New head appointed for Airspace Change Organising Group
Modernisation of the airspace over Stansted Airport and the rest of the UK is to be led by a former RAF air commodore.
Mark Swan has been appointed head of the newly created Airspace Change Organising Group (ACOG), set up by the Government.
He is currently group director of safety and airspace regulation and a board member at the Civil Aviation Authority, which oversees and regulates all aspects of civil aviation in the UK.
A former air commodore in the Royal Air Force from 1979 to 2009, he has served as a fellow at the Institute of Directors and the Royal Aeronautical Society and a member of the Honourable Company of Air Pilots.
ACOG, commissioned by the Department for Transport (DfT) and the Civil Aviation Authority as co-sponsors of airspace modernisation, will operate as an independent body within NATS (formerly National Air Traffic Services), the UK's main air navigation service provider.
Mr Swan and his team, drawn from across the industry, will be responsible for co-ordinating and managing at least 15 airspace change projects across 14 airports, including Stansted, over the coming years.
They will report into a steering group with representatives drawn from airlines, airports, NATS and the Infrastructure and Projects Authority. In developing its programme, ACOG will engage with a wide range of stakeholders, including representatives of communities and other airspace users.

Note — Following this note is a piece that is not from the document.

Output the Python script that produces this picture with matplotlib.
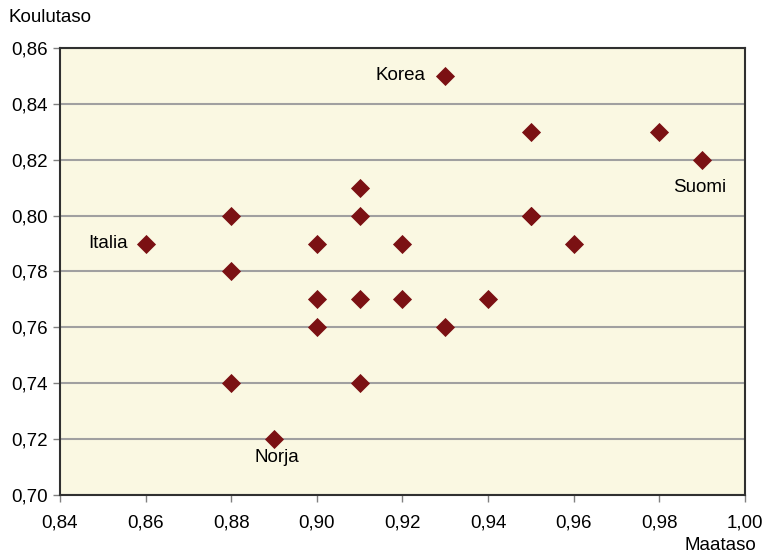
import matplotlib.pyplot as plt
from matplotlib.ticker import FuncFormatter

# maataso (x) ja koulutaso (y) maittain
maataso = [0.93, 0.95, 0.98, 0.99, 0.91, 0.88, 0.91, 0.95, 0.95, 0.86, 0.90,
           0.92, 0.96, 0.88, 0.90, 0.91, 0.92, 0.94, 0.90, 0.93, 0.88, 0.91, 0.89]
koulutaso = [0.85, 0.83, 0.83, 0.82, 0.81, 0.80, 0.80, 0.80, 0.80, 0.79, 0.79,
             0.79, 0.79, 0.78, 0.77, 0.77, 0.77, 0.77, 0.76, 0.76, 0.74, 0.74, 0.72]

# nimetyt maat: nimi, x, y
nimet = ["Korea", "Suomi", "Italia", "Norja"]
nimi_x = [0.93, 0.99, 0.86, 0.89]
nimi_y = [0.85, 0.82, 0.79, 0.72]

x_ticks = [0.84, 0.86, 0.88, 0.90, 0.92, 0.94, 0.96, 0.98, 1.00]
y_ticks = [0.70, 0.72, 0.74, 0.76, 0.78, 0.80, 0.82, 0.84, 0.86]

plt.rcParams['font.family'] = ['Liberation Sans', 'DejaVu Sans']

fig = plt.figure(figsize=(7.64, 5.56), dpi=100)
ax = fig.add_axes([0.0785, 0.1097, 0.8965, 0.804])
ax.set_facecolor('#FAF8E2')

ax.scatter(maataso, koulutaso, marker='D', s=95, color='#7B1113', zorder=3, linewidths=0)

ax.set_xlim(0.84, 1.00)
ax.set_ylim(0.70, 0.86)
ax.set_xticks(x_ticks)
ax.set_yticks(y_ticks)
fmt = FuncFormatter(lambda v, p: f"{v:.2f}".replace('.', ','))
ax.xaxis.set_major_formatter(fmt)
ax.yaxis.set_major_formatter(fmt)
ax.tick_params(axis='both', labelsize=13.5, length=5, width=1, color='#808080', direction='out')
ax.tick_params(axis='x', pad=9)

ax.yaxis.grid(True, color='#A0A0A0', linewidth=1.5)
ax.set_axisbelow(True)
for side in ['top', 'bottom', 'left', 'right']:
    ax.spines[side].set_color('#303030')
    ax.spines[side].set_linewidth(1.5)

# maiden nimet
offs = {"Korea": (-14, 0, 'right', 'center'),
        "Suomi": (-2, -14, 'center', 'top'),
        "Italia": (-13, 0, 'right', 'center'),
        "Norja": (2, -7, 'center', 'top')}
for n, x, y in zip(nimet, nimi_x, nimi_y):
    dx, dy, ha, va = offs[n]
    ax.annotate(n, (x, y), xytext=(dx, dy), textcoords='offset points',
                ha=ha, va=va, fontsize=13.5)

fig.text(0.011, 0.968, "Koulutaso", fontsize=13.5, ha='left', va='center')
fig.text(0.99, 0.018, "Maataso", fontsize=13.5, ha='right', va='center')

fig.savefig("out.png", dpi=100)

Combined with the development of new technology, the programme will:
help to reduce aviation’s carbon emissions, contributing to ambitions such as the global industry goal to reduce net emissions by 50% by 2050;
reduce the need for stacking, where aircraft join a circular queue to land at busy airports, helping to reduce carbon emissions and noise impact;
create opportunities for airports to manage how noise impacts on local communities, including the introduction of ‘planned breaks’ for noise respite;
increase the resilience of the air traffic network so we can all be more confident that holidays and travelling for work will not be affected by unnecessary delays; and
increase airport capacity, providing more choice and better value for passengers.
New technology may also provide opportunities to reduce the amount of controlled airspace used by airports for commercial flights, allowing greater access for general aviation users.
The programme is expected to cost £150m and will be industry-funded.